I'm having trouble trying to prove the following:

Let $G$ and $H$ be two groups and let $f:G\to H$, $g:H\to G$. Show that if $g$ is injective and $g$ and $g\circ f$ are homomorphisms, then $f$ too, is a homomorphism.

This is what I've done so far:

Suppose $g:H\to G$ is injective. Then,

$\forall h_1,h_2 \in H$, from $g(h_1)=g(h_2)\implies h_1=h_2$

Now, $\forall g_1,g_2 \in G$ we have:

$\begin{aligned} f(g_1g_2)&=f(g(h_1)g(h_2))\\ &=f(g(h_1h_2)) \\&=f\circ g (h_1h_2) \end{aligned}$

And this is where I'm stuck.

Answer 1

First step: show $f(e_G) = e_H$: Let $h ∈ H$. Then $$ \begin{align} g( f(e_g) h) &= g(f(e_g)) g(h) & g \text{ Homom.} \\ &= e_G g(h) & g ∘f \text{ Homom.} \\ &= g(h) & e_G \\ ⇒ f(e_g)h &= h & g \text{ injective} \end{align} $$ Do the same for $h f(e_G)$ and you have that $f(e_G)$ is the neutral element of $H$: $e_h$.

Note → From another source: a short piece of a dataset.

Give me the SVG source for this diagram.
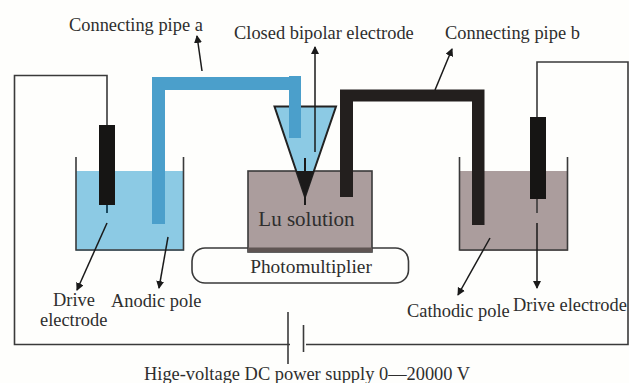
<svg xmlns="http://www.w3.org/2000/svg" width="629" height="383" viewBox="0 0 629 383">
<defs>
<marker id="arr" markerUnits="userSpaceOnUse" markerWidth="8" markerHeight="9" refX="7" refY="4" orient="auto"><path d="M0 0L8 4L0 8Z" fill="#1a1a1a"/></marker>
</defs>
<style>
text{font-family:"Liberation Serif","Times New Roman",serif;font-size:18.4px;fill:#2e2e2e}
.w{fill:none;stroke:#3a3a3a;stroke-width:1.6}
.a{fill:none;stroke:#1a1a1a;stroke-width:1.5;marker-end:url(#arr)}
.bl{fill:#8ccae4}
.br{fill:#ab9d9d}
.pa{fill:#4b9fcb}
.pb{fill:#231f1e}
.e{fill:#161514}
</style>
<rect width="629" height="383" fill="#fefefc"/>
<g id="circuit">
<path class="w" d="M107 125V75.500H14.500V344.500H290"/>
<path class="w" d="M537 118V62H628V344.500H306"/>
<path class="w" d="M288 312V364"/>
<path class="w" d="M303.500 325V352"/>
</g>
<g id="beaker-left">
<rect class="bl" x="76" y="171" width="108" height="80"/>
<path class="w" d="M76 157V250H183.500V157"/>
</g>
<g id="beaker-right">
<rect class="br" x="460" y="171" width="108" height="80"/>
<path class="w" d="M459.500 157V250H567.500V157"/>
</g>
<g id="photomultiplier">
<rect x="192" y="248" width="216.500" height="35" rx="13" fill="#fefefc" stroke="#3a3a3a" stroke-width="1.600"/>
<text x="311" y="273" text-anchor="middle" style="font-size:19.4px">Photomultiplier</text>
</g>
<g id="lu-cell">
<rect class="br" x="248" y="171" width="124" height="81" stroke="#3a3a3a" stroke-width="1.600"/>
<rect x="248" y="247.500" width="124" height="4.500" fill="#5f5553"/>
<text x="306.500" y="226" text-anchor="middle" style="font-size:21px">Lu solution</text>
</g>
<g id="closed-bipolar-electrode">
<path d="M274.500 106.500H336L305 197Z" fill="#8ccae4" stroke="#222" stroke-width="2"/>
<path d="M296.500 171H314L305 197Z" fill="#1b1a1a"/>
<path d="M305 158V205" stroke="#1b1a1a" stroke-width="2"/>
</g>
<g id="pipe-a">
<path class="pa" d="M152 224V77H289V76H301V138H289V90H165V224Z"/>
</g>
<g id="pipe-b">
<path class="pb" d="M340 197V89.500H484.500V225H472V101.500H353V197Z"/>
</g>
<g id="drive-electrode-left">
<rect class="e" x="99" y="125" width="16" height="80"/>
<path d="M107 205V213" stroke="#1b4a60" stroke-width="2"/>
</g>
<g id="drive-electrode-right">
<rect class="e" x="530" y="117" width="16" height="82"/>
<path d="M537 199V213" stroke="#333" stroke-width="1.500"/>
</g>
<g id="connectors">
<path class="a" d="M202 71L197 36"/>
<path class="a" d="M315 152V47"/>
<path class="a" d="M435 90L452 49"/>
<path class="a" d="M107 223L77 290"/>
<path class="a" d="M168 237L159 288"/>
<path class="a" d="M490 238L458 295"/>
<path class="a" d="M537 223V288"/>
</g>
<g id="labels">
<text x="69" y="31">Connecting pipe a</text>
<text x="234" y="39">Closed bipolar electrode</text>
<text x="445" y="39">Connecting pipe b</text>
<text x="53" y="306">Drive</text>
<text x="40" y="325.500">electrode</text>
<text x="111" y="307">Anodic pole</text>
<text x="407" y="317">Cathodic pole</text>
<text x="513" y="311">Drive electrode</text>
<text x="144" y="380">Hige-voltage DC power supply 0—20000 V</text>
</g>
</svg>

Similarly we get the other homomorphism property of $f$. Let $g_1, g_2 ∈ G$. Then $$ \begin{align} g ( f (g_1 g_2) ) &= (g∘f)(g_1 g_2) & \text{Def. } ∘ \\ &= (g ∘ f)(g_1) (g∘f)(g_2) & g∘f \text{ Homom.} \\ &= g(f(g_1)) g(f(g_2)) \\ &= g(f(g_1)f(g_2)) & g \text{ Homom.} \\ ⇒ f(g_1g_2) = f(g_1)f(g_2) & g \text{ injective} \end{align} $$ Done.

Actually, if you continue your proof by using that $f∘g$ is a homomorphism and replacing $g(h_i)$ back by $g_i$ ($i = 1,2$) you also get the result that $f$ is a homomorphism. But you used that $g$ is surjective instead of injective. So in your theorem you have to assume either $g$ injective or surjective.

Answer 2

Let $x_1,x_2\in H$. because $f\circ g$ is homomorphism than $g(f(x_1\cdot x_2))=g(f(x_1))\cdot g(f(x_2))$ and because $g$ is homomorphism it follows that $g(f(x_1))\cdot g(f(x_2))=g(f(x_1)\cdot g(f(x_2))$ thus $g(f(x_1\cdot x_2))=g(f(x_1)\cdot f(x_2))$. because $g$ is injective than we can conclude that $f(x_1\cdot x_2)=f(x_1)\cdot f(x_2)$.